(Figure scripts)

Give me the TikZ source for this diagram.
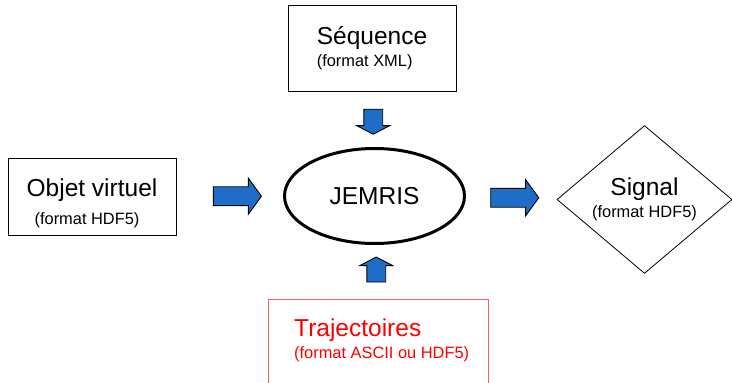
\documentclass[tikz,border=0pt]{standalone}
\usepackage{fontspec}
\setmainfont{Liberation Sans}
\usepackage{xcolor}
\usetikzlibrary{shapes.geometric, shapes.arrows, positioning, calc}

\definecolor{bleufleche}{RGB}{30,110,200}
\definecolor{rougecadre}{RGB}{235,95,105}
\newcommand{\petit}{\fontsize{16.4}{20}\selectfont}

\tikzset{
  cadre/.style={draw=black, line width=1pt, rectangle, inner sep=0pt, align=left, font=\fontsize{24.5}{22}\selectfont},
  fleche/.style={single arrow, draw=black, fill=bleufleche, line width=0.9pt, inner sep=0pt, inner ysep=9pt},
  flechehoriz/.style={fleche, minimum height=48pt, single arrow head extend=8.5pt, single arrow tip angle=108},
  flecheverti/.style={fleche, minimum height=25pt, single arrow head extend=7pt, single arrow tip angle=125}
}

\begin{document}
\begin{tikzpicture}[x=1pt,y=-1pt]
\clip (0,0) rectangle (732,383); %taille de l'image
\node[cadre, minimum width=168pt, minimum height=86pt] (sequence) at (372,48)
{Séquence\\\petit (format XML)};
\node[cadre, minimum width=168pt, minimum height=77pt] (objet) at (92,196.5)
{\rule{0pt}{32pt}Objet virtuel\\[6pt]\hspace*{8pt}\petit (format HDF5)};
\node[ellipse, draw=black, line width=3pt, minimum width=180pt, minimum height=95pt, font=\fontsize{24.5}{22}\selectfont] (jemris) at (374.5,196) {JEMRIS};
\node[diamond, draw=black, line width=0.8pt, inner sep=0pt, minimum width=175pt, minimum height=145pt, align=center, font=\fontsize{24.5}{22}\selectfont] (signal) at (644.5,199.5)
{Signal\\\petit (format HDF5)};
\node[rectangle, draw=rougecadre, line width=1pt, minimum width=220pt, minimum height=100pt, anchor=north] (traj) at (378,299) {};
\node[text=red, inner sep=0pt, align=left, anchor=north west, font=\fontsize{24.5}{22}\selectfont] (trajtexte) at (294,319)
{Trajectoires\\\petit (format ASCII ou HDF5)};
% les fleches
\node[flechehoriz] (f1) at ($(objet.east)!0.54!(jemris.west)$) {};
\node[flechehoriz] (f2) at ($(jemris.east)!0.5!(signal.west)$) {};
\node[flecheverti, rotate=-90] (f3) at ($(sequence.south)!0.5!(jemris.north)$) {};
\node[flecheverti, rotate=90] (f4) at ($(jemris.south)!0.5!(traj.north)$) {};
\end{tikzpicture}
\end{document}
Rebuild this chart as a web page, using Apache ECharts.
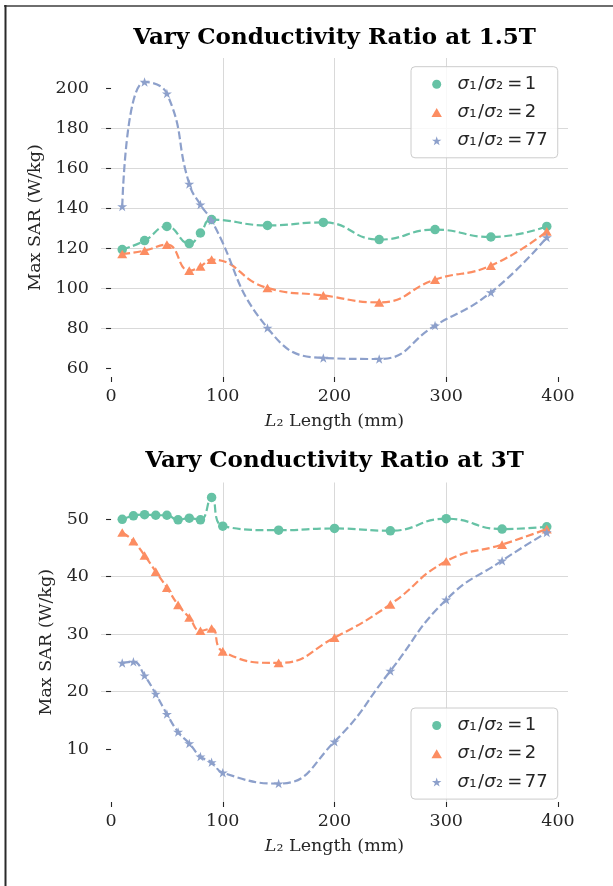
<!DOCTYPE html>
<html><head><meta charset="utf-8">
<script src="https://cdn.jsdelivr.net/npm/echarts@6/dist/echarts.min.js"></script>
<style>html,body{margin:0;padding:0;background:#fff}#c{width:613px;height:886px}</style>
</head><body><div id="c"></div>
<script>
// ---- data ----
const ratioNames = ['σ₁/σ₂=1', 'σ₁/σ₂=2', 'σ₁/σ₂=77'];
const ratioValues = ['1', '2', '77'];
const titles = ['Vary Conductivity Ratio at 1.5T', 'Vary Conductivity Ratio at 3T'];
const x15 = [10, 30, 50, 70, 80, 90, 140, 190, 240, 290, 340, 390];
const sar15_r1 = [119.2, 123.7, 130.8, 122.2, 127.5, 134.2, 131.3, 132.8, 124.2, 129.2, 125.5, 130.8];
const sar15_r2 = [117.0, 118.7, 121.7, 108.7, 110.8, 114.2, 100.0, 96.3, 92.8, 104.2, 111.2, 128.3];
const sar15_r77 = [140.8, 203.0, 197.2, 152.0, 141.7, 133.7, 80.0, 65.0, 64.5, 81.2, 97.8, 125.3];
const x3 = [10, 20, 30, 40, 50, 60, 70, 80, 90, 100, 150, 200, 250, 300, 350, 390];
const sar3_r1 = [50.0, 50.6, 50.8, 50.7, 50.7, 49.9, 50.2, 49.9, 53.8, 48.8, 48.1, 48.4, 48.0, 50.1, 48.3, 48.7];
const sar3_r2 = [47.7, 46.2, 43.7, 40.9, 38.1, 35.1, 32.9, 30.6, 31.0, 27.0, 25.0, 29.4, 35.2, 42.7, 45.6, 48.3];
const sar3_r77 = [25.0, 25.2, 22.8, 19.6, 16.1, 13.0, 11.0, 8.7, 7.7, 5.9, 4.0, 11.3, 23.6, 36.0, 42.8, 47.7];
const xTicks = [0, 100, 200, 300, 400];
const yTicks15 = [60, 80, 100, 120, 140, 160, 180, 200];
const yTicks3 = [10, 20, 30, 40, 50];

// ---- styling ----
const colors = ['#66c2a5', '#fc8d62', '#8da0cb'];
const starPath = 'path://M50,0 L61.2,34.5 L97.6,34.5 L68.2,55.9 L79.4,90.5 L50,69.1 L20.6,90.5 L31.8,55.9 L2.4,34.5 L38.8,34.5 Z';
const triPath = 'path://M50,0 L100,86.6 L0,86.6 Z';
const symbols = ['circle', triPath, starPath];
const symSizes = [9.5, 10, 10];
const txt = '#262626';
const serif = 'DejaVu Serif';
const sans = 'DejaVu Sans';
const tickFont = 17.5;
const legFont = 18;

const grids = [
  {left: 101, top: 58, width: 467, height: 319},
  {left: 101, top: 482.5, width: 467, height: 319.5}
];
const yRanges = [[55.5, 215], [0.8, 56.4]];
const yTickSets = [yTicks15, yTicks3];
const yNameGaps = [53, 42];

function pairs(xs, ys) { return xs.map((x, i) => [x, ys[i]]); }
const sets = [
  [pairs(x15, sar15_r1), pairs(x15, sar15_r2), pairs(x15, sar15_r77)],
  [pairs(x3, sar3_r1), pairs(x3, sar3_r2), pairs(x3, sar3_r77)]
];

const xAxes = [], yAxes = [], series = [], titleArr = [], legends = [];
for (let g = 0; g < 2; g++) {
  xAxes.push({
    gridIndex: g, type: 'value', min: -9, max: 409, interval: 100,
    axisLine: {show: false},
    axisTick: {show: true, length: 5, customValues: xTicks, lineStyle: {color: txt, width: 1.1}},
    axisLabel: {customValues: xTicks, margin: 10, fontFamily: serif, fontSize: tickFont, color: txt},
    splitLine: {show: true, showMinLine: false, showMaxLine: false, lineStyle: {color: '#d9d9d9', width: 1}},
    name: '{i|L}{n|₂ Length (mm)}', nameLocation: 'middle', nameGap: 35,
    nameTextStyle: {fontFamily: serif, fontSize: tickFont, color: txt,
      rich: {i: {fontFamily: serif, fontStyle: 'italic', fontSize: tickFont, color: txt},
             n: {fontFamily: serif, fontSize: tickFont, color: txt}}}
  });
  yAxes.push({
    gridIndex: g, type: 'value', min: yRanges[g][0], max: yRanges[g][1], interval: g === 0 ? 20 : 10,
    axisLine: {show: false},
    axisTick: {show: true, length: 5, customValues: yTickSets[g], lineStyle: {color: txt, width: 1.1}},
    axisLabel: {customValues: yTickSets[g], margin: 12, fontFamily: serif, fontSize: tickFont, color: txt},
    splitLine: {show: true, showMinLine: false, showMaxLine: false, lineStyle: {color: '#d9d9d9', width: 1}},
    name: 'Max SAR (W/kg)', nameLocation: 'middle', nameGap: yNameGaps[g],
    nameTextStyle: {fontFamily: serif, fontSize: tickFont, color: txt}
  });
  for (let s = 0; s < 3; s++) {
    series.push({
      type: 'line', name: ratioNames[s], xAxisIndex: g, yAxisIndex: g,
      data: sets[g][s], smooth: 0.5,
      symbol: symbols[s], symbolSize: symSizes[s], symbolKeepAspect: true, showSymbol: true,
      itemStyle: {color: colors[s]},
      lineStyle: {color: colors[s], width: 2.2, type: [8, 3.5]},
      emphasis: {disabled: true}, animation: false, z: 2 + s
    });
  }
  const gr = grids[g];
  titleArr.push({
    text: titles[g], left: gr.left + gr.width / 2, textAlign: 'center',
    top: g === 0 ? 27 : 450, padding: 0,
    textStyle: {fontFamily: serif, fontWeight: 'bold', fontSize: 23, color: '#000'}
  });
  const base = {fontFamily: sans, fontSize: legFont, color: txt, lineHeight: 20};
  legends.push({
    orient: 'vertical', left: 411, top: g === 0 ? 66.7 : 708,
    data: ratioNames.map((n, i) => ({name: n, icon: symbols[i], itemStyle: {color: colors[i]}})),
    itemWidth: 31.5, itemHeight: 9, itemGap: 8.3, padding: [7.5, 10, 7, 20.5],
    backgroundColor: 'rgba(255,255,255,0.8)', borderColor: '#cccccc', borderWidth: 1, borderRadius: 4,
    selectedMode: false,
    formatter: function (name) {
      const v = ratioValues[ratioNames.indexOf(name)];
      return '{i|σ}{s|₁}{n|/}{i|σ}{s|₂}{e|=}{n|' + v + '}';
    },
    textStyle: Object.assign({}, base, {
      rich: {
        i: Object.assign({}, base, {fontStyle: 'italic'}),
        s: Object.assign({}, base, {padding: [0, 1.5, 0, 0.5]}),
        e: Object.assign({}, base, {padding: [0, 2.5, 0, 2.5]}),
        n: Object.assign({}, base)
      }
    })
  });
}

const chart = echarts.init(document.getElementById('c'), null, {renderer: 'canvas'});
chart.setOption({
  backgroundColor: '#ffffff',
  animation: false,
  title: titleArr,
  grid: grids,
  xAxis: xAxes,
  yAxis: yAxes,
  legend: legends,
  series: series,
  graphic: [
    {type: 'line', shape: {x1: 4, y1: 6, x2: 613, y2: 6}, style: {stroke: '#6e6e6e', lineWidth: 2}, silent: true},
    {type: 'line', shape: {x1: 5.5, y1: 5, x2: 5.5, y2: 886}, style: {stroke: '#2a2a2a', lineWidth: 2}, silent: true}
  ]
});
</script></body></html>
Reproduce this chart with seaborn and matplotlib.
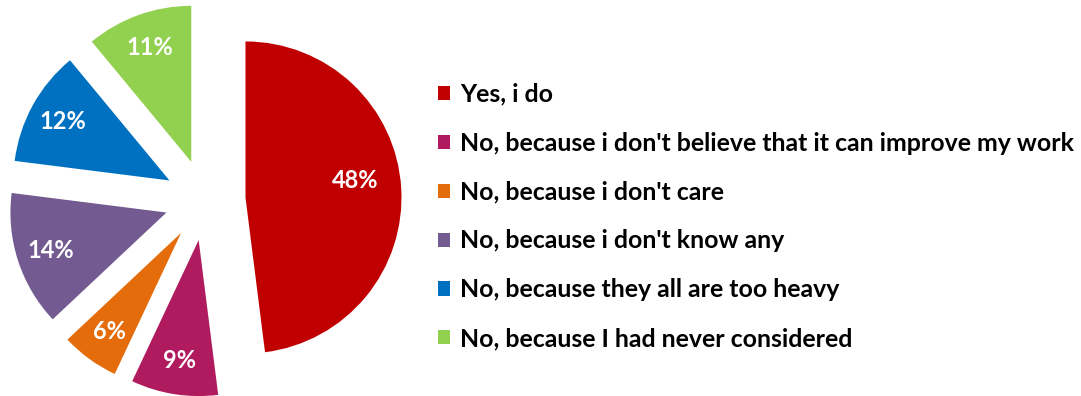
import numpy as np
import matplotlib
matplotlib.use("Agg")
import matplotlib.pyplot as plt
import matplotlib.patches as mpatches
import seaborn as sns

categories = [
    "Yes, i do",
    "No, because i don't believe that it can improve my work",
    "No, because i don't care",
    "No, because i don't know any",
    "No, because they all are too heavy",
    "No, because I had never considered",
]
values = [48, 9, 6, 14, 12, 11]
colors = ["#C00000", "#B01A5E", "#E46C0A", "#735A90", "#0070C0", "#92D050"]

sns.set_theme(style="white")
plt.rcParams['font.family'] = ['Lato', 'DejaVu Sans']

W, H = 1081, 396
fig = plt.figure(figsize=(W / 100, H / 100), dpi=100)
fig.patch.set_facecolor("white")

R = 156.0       # pie radius in px
cx, cy = 205.0, 196.0  # centre in px from bottom-left
axw = 420.0
ax = fig.add_axes([0, 0, axw / W, 1])
palette = sns.color_palette(colors)

wedges, texts, autotexts = ax.pie(
    values,
    colors=palette,
    startangle=90,
    counterclock=False,
    explode=[0.26] * len(values),
    pctdistance=0.78,
    autopct=lambda p: f"{p:.0f}%",
    textprops=dict(color="white", fontsize=17, fontweight="bold"),
    wedgeprops=dict(linewidth=0),
)
ax.set_aspect("auto")
ax.set_xlim(-cx / R, (axw - cx) / R)
ax.set_ylim(-cy / R, (H - cy) / R)
ax.axis("off")

# nudge the big label slightly inwards / upwards like the reference
t0 = wedges[0]
bis = np.deg2rad((t0.theta1 + t0.theta2) / 2)
mid = bis + np.deg2rad(5)
ex, ey = 0.26 * np.cos(bis), 0.26 * np.sin(bis)
autotexts[0].set_position((ex + 0.71 * np.cos(mid), ey + 0.71 * np.sin(mid)))

handles = [mpatches.Patch(facecolor=c, edgecolor="none") for c in palette]
leg = fig.legend(
    handles, categories,
    loc="center left",
    bbox_to_anchor=(438 / W, 1 - 216.5 / H),
    frameon=False,
    prop=dict(family=['Lato', 'DejaVu Sans'], weight="bold", size=17.9),
    handlelength=0.5, handleheight=0.5,
    handletextpad=0.4,
    labelspacing=1.04,
    borderaxespad=0, borderpad=0,
)
for t in leg.get_texts():
    t.set_color("black")

fig.savefig("out.png", dpi=100, facecolor="white")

## Instructions to follow
Above are the records. Copy only the lines from the one with "Reproduce this chart" through the one with "palette = sns.color_palette(colors)", exactly, with no pictures.

## Solved problem
Reproduce this chart with seaborn and matplotlib.
import numpy as np
import matplotlib
matplotlib.use("Agg")
import matplotlib.pyplot as plt
import matplotlib.patches as mpatches
import seaborn as sns

categories = [
    "Yes, i do",
    "No, because i don't believe that it can improve my work",
    "No, because i don't care",
    "No, because i don't know any",
    "No, because they all are too heavy",
    "No, because I had never considered",
]
values = [48, 9, 6, 14, 12, 11]
colors = ["#C00000", "#B01A5E", "#E46C0A", "#735A90", "#0070C0", "#92D050"]

sns.set_theme(style="white")
plt.rcParams['font.family'] = ['Lato', 'DejaVu Sans']

W, H = 1081, 396
fig = plt.figure(figsize=(W / 100, H / 100), dpi=100)
fig.patch.set_facecolor("white")

R = 156.0       # pie radius in px
cx, cy = 205.0, 196.0  # centre in px from bottom-left
axw = 420.0
ax = fig.add_axes([0, 0, axw / W, 1])
palette = sns.color_palette(colors)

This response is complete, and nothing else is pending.